Hacker News new | ask | show | jobs
by carsongross 3516 days ago
That's a great response Andy.

I'd also say that JSON APIs either tend to get tuned for specific UX needs or become more and more expressive. The first option calls into question the general, reusable nature of the API, and the second introduces security issues in an untrusted computing environment[1].

I typically split out the JSON API for my system from the web application proper so that my web application needs don't screw up the public API of the system. They end up being two separate concerns with different shapes, authentication methods, etc.

[1] - http://intercoolerjs.org/2016/02/17/api-churn-vs-security.ht...

1 comments

This is where things like GraphQL come in.
Customers aren't going to use GraphQL for a public API, so you've just added another (micro) service to talk to the GraphQL server and translate it into a more traditional REST API (or the other way around if you want your internals to be REST). Also, you've pretty much forced an entire ecosystem of complexity onto your front end.

And then you've added a ton of complexity, bringing us full circle.

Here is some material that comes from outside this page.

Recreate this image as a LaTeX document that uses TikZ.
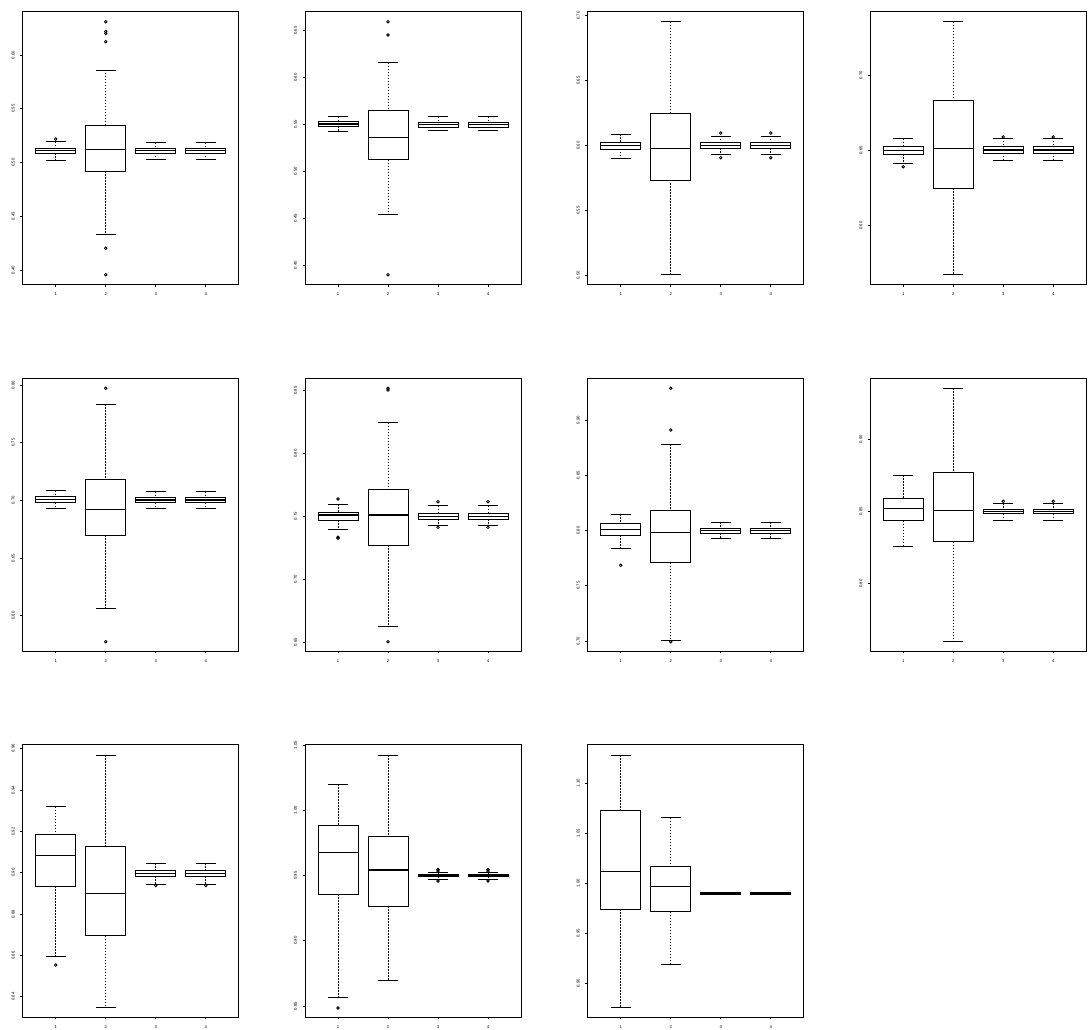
\documentclass[tikz,border=0pt]{standalone}
\usepackage{fontspec}
\setmainfont{Liberation Sans}
\newcounter{lab}
\tikzset{
 frm/.style={line width=0.7pt},
 bxl/.style={line width=0.9pt},
 mdl/.style={line width=1.3pt},
 wsk/.style={line width=0.65pt, dash pattern=on 1.5pt off 1.5pt},
 cpl/.style={line width=0.9pt},
 outl/.style={line width=0.8pt},
 tl/.style={font=\fontsize{4.2}{5}\selectfont, inner sep=0pt},
}
\newcommand\Bx[6]{%
 \draw[wsk] (#1,#2) -- (#1,#3) (#1,#5) -- (#1,#6);
 \draw[cpl] ({#1-10},#2) -- ({#1+10},#2) ({#1-10},#6) -- ({#1+10},#6);
 \draw[bxl] ({#1-20},#3) rectangle ({#1+20},#5);
 \draw[mdl] ({#1-20},#4) -- ({#1+20},#4);
}
\newcommand\Ot[2]{\draw[outl] (#1,#2) circle[radius=1.3pt];}
\newcommand\YT[3]{%
 \draw[frm] (#1,#2) -- ({#1-2.3},#2);
 \stepcounter{lab}\node[tl, rotate=90] (lab\the\value{lab}) at ({#1-9.5},#2) {#3};
}
\newcommand\Pn[2]{%
 \draw[frm] (#1,#2) rectangle ({#1+216},{#2+272.6});
 \foreach \k/\t in {33/1,83/2,133/3,183/4}{
   \draw[frm] ({#1+\k},{#2+272.6}) -- ({#1+\k},{#2+275});
   \stepcounter{lab}\node[tl] (lab\the\value{lab}) at ({#1+\k},{#2+282.3}) {\t};
 }
}
\begin{document}
\begin{tikzpicture}[x=1pt,y=-1pt]
\useasboundingbox (0,0) rectangle (1090,1030);
% ---------- Panel 1
\Pn{22.7}{11.7}
\YT{22.7}{55}{0.60}\YT{22.7}{108.75}{0.55}\YT{22.7}{162.5}{0.50}\YT{22.7}{216.25}{0.45}\YT{22.7}{270}{0.40}
\Bx{55.7}{141.7}{148.3}{150.7}{153.3}{160}\Ot{55.7}{139}
\Bx{105.7}{70}{125}{149.7}{171.3}{234.3}
\Ot{105.7}{21.7}\Ot{105.7}{31.5}\Ot{105.7}{33.5}\Ot{105.7}{41.7}\Ot{105.7}{248.3}\Ot{105.7}{274.7}
\Bx{155.7}{142.7}{148}{150.7}{153}{159.3}
\Bx{205.7}{142.7}{148}{150.7}{153}{159.3}
% ---------- Panel 2
\Pn{305}{11.7}
\YT{305}{30.7}{0.65}\YT{305}{77.6}{0.60}\YT{305}{124.4}{0.55}\YT{305}{171.3}{0.50}\YT{305}{218.1}{0.45}\YT{305}{265}{0.40}
\Bx{338}{116.7}{121.7}{124}{126.3}{131.3}
\Bx{388}{62.7}{110.3}{137.3}{159.7}{214}
\Ot{388}{21.7}\Ot{388}{35}\Ot{388}{274.7}
\Bx{438}{116.7}{122.3}{124.7}{127}{130}
\Bx{488}{116.7}{122.3}{124.7}{127}{130}
% ---------- Panel 3
\Pn{587.7}{11.7}
\YT{587.7}{15.7}{0.70}\YT{587.7}{80.7}{0.65}\YT{587.7}{145.7}{0.60}\YT{587.7}{210.7}{0.55}\YT{587.7}{275.3}{0.50}
\Bx{620.7}{134.3}{142.3}{145.3}{149}{158.3}
\Bx{670.7}{21.7}{113.3}{148.3}{180}{274.7}
\Bx{720.7}{136}{142.7}{145.7}{148.3}{154.3}\Ot{720.7}{133}\Ot{720.7}{157.7}
\Bx{770.7}{136}{142.7}{145.7}{148.3}{154.3}\Ot{770.7}{133}\Ot{770.7}{157.7}
% ---------- Panel 4
\Pn{870.3}{11.7}
\YT{870.3}{75.3}{0.70}\YT{870.3}{150.3}{0.65}\YT{870.3}{225.7}{0.60}
\Bx{903.3}{138.7}{146}{150.3}{154.3}{163.7}\Ot{903.3}{166.7}
\Bx{953.3}{21.7}{100.3}{148.7}{188.3}{274.7}
\Bx{1003.3}{138}{146.3}{150}{153}{160.3}\Ot{1003.3}{137}
\Bx{1053.3}{138}{146.3}{150}{153}{160.3}\Ot{1053.3}{137}
% ---------- Panel 5
\Pn{22.7}{378.3}
\YT{22.7}{385}{0.80}\YT{22.7}{442.7}{0.75}\YT{22.7}{500.3}{0.70}\YT{22.7}{558}{0.65}\YT{22.7}{615.7}{0.60}
\Bx{55.7}{490.7}{496.3}{499.7}{502.7}{508.7}
\Bx{105.7}{404.3}{479}{509.7}{535}{608.7}\Ot{105.7}{388.3}\Ot{105.7}{641.7}
\Bx{155.7}{491.7}{497.3}{500}{502.7}{508.3}
\Bx{205.7}{491.7}{497.3}{500}{502.7}{508.3}
% ---------- Panel 6
\Pn{305}{378.3}
\YT{305}{390.7}{0.85}\YT{305}{453.7}{0.80}\YT{305}{516.3}{0.75}\YT{305}{579.3}{0.70}\YT{305}{642.3}{0.65}
\Bx{338}{504}{512.3}{515}{520.3}{529.7}\Ot{338}{499}\Ot{338}{537.3}\Ot{338}{538.3}
\Bx{388}{422.7}{489.7}{515}{545}{626.7}\Ot{388}{388.3}\Ot{388}{390}\Ot{388}{641.7}
\Bx{438}{505.7}{513.3}{516.7}{519}{525.7}\Ot{438}{501.7}\Ot{438}{527.3}
\Bx{488}{505.7}{513.3}{516.7}{519}{525.7}\Ot{488}{501.7}\Ot{488}{527.3}
% ---------- Panel 7
\Pn{587.7}{378.3}
\YT{587.7}{420}{0.90}\YT{587.7}{475.3}{0.85}\YT{587.7}{530.7}{0.80}\YT{587.7}{585.7}{0.75}\YT{587.7}{641}{0.70}
\Bx{620.7}{514}{523.3}{529.7}{535.3}{548.3}\Ot{620.7}{565.3}
\Bx{670.7}{444.3}{510.7}{532.7}{562.7}{640.7}\Ot{670.7}{388.3}\Ot{670.7}{430}\Ot{670.7}{641.7}
\Bx{720.7}{522}{528}{530.7}{533.3}{538.3}
\Bx{770.7}{522}{528}{530.7}{533.3}{538.3}
% ---------- Panel 8
\Pn{870.3}{378.3}
\YT{870.3}{439.3}{0.90}\YT{870.3}{511.3}{0.85}\YT{870.3}{583.7}{0.80}
\Bx{903.3}{475}{498}{508.7}{520.7}{546.7}
\Bx{953.3}{388.3}{472.3}{510.7}{541.7}{641.7}
\Bx{1003.3}{503.3}{509}{511.3}{513.7}{520.3}\Ot{1003.3}{501.3}
\Bx{1053.3}{503.3}{509}{511.3}{513.7}{520.3}\Ot{1053.3}{501.3}
% ---------- Panel 9
\Pn{22.7}{744.3}
\YT{22.7}{748.3}{0.96}\YT{22.7}{790}{0.94}\YT{22.7}{831.7}{0.92}\YT{22.7}{872.7}{0.90}\YT{22.7}{914.3}{0.88}\YT{22.7}{955.7}{0.86}\YT{22.7}{996.7}{0.84}
\Bx{55.7}{806.7}{834.7}{855.3}{886}{956}\Ot{55.7}{965}
\Bx{105.7}{755}{846}{893.3}{935.7}{1007.7}
\Bx{155.7}{863.3}{870.7}{873.3}{876.3}{884.7}\Ot{155.7}{885.5}
\Bx{205.7}{863.3}{870.7}{873.3}{876.3}{884.7}\Ot{205.7}{885.5}
% ---------- Panel 10
\Pn{305}{744.3}
\YT{305}{745}{1.05}\YT{305}{810.3}{1.00}\YT{305}{875.7}{0.95}\YT{305}{940.7}{0.90}\YT{305}{1006}{0.85}
\Bx{338}{784}{825.3}{852.7}{894.3}{997.3}\Ot{338}{1008}
\Bx{388}{755}{836}{870}{906}{980.7}
\Bx{438}{872.7}{874.3}{875.3}{876.7}{879.3}\Ot{438}{869.5}\Ot{438}{871}\Ot{438}{881}
\Bx{488}{872.7}{874.3}{875.3}{876.7}{879.3}\Ot{488}{869.5}\Ot{488}{871}\Ot{488}{881}
% ---------- Panel 11
\Pn{587.7}{744.3}
\YT{587.7}{783.3}{1.10}\YT{587.7}{833.3}{1.05}\YT{587.7}{883.3}{1.00}\YT{587.7}{933.3}{0.95}\YT{587.7}{983.3}{0.90}
\Bx{620.7}{755}{810}{871.7}{909}{1007.7}
\Bx{670.7}{817.7}{866.3}{886.3}{911.7}{964.7}
\Bx{720.7}{893}{892.7}{893.3}{894}{893.6}
\Bx{770.7}{893}{892.7}{893.3}{894}{893.6}
\end{tikzpicture}
\end{document}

Based on the parent comments, we're talking about simple websites where serving HTML through AJAX is an effective approach. In the name of "purity", you've introduced JSON APIs, GraphQL, (most likely) React and Relay, more complex deployment with multiple services, probably a complex front-end buildchain, and who knows what else.

> Customers aren't going to use GraphQL for a public API

Why not?

Right now this isn't feasible. People are used to REST APIs, and the tooling and documentation (particularly outside of use with React and Relay) for GraphQL isn't where it needs to be for it to be feasible for a customer-facing API.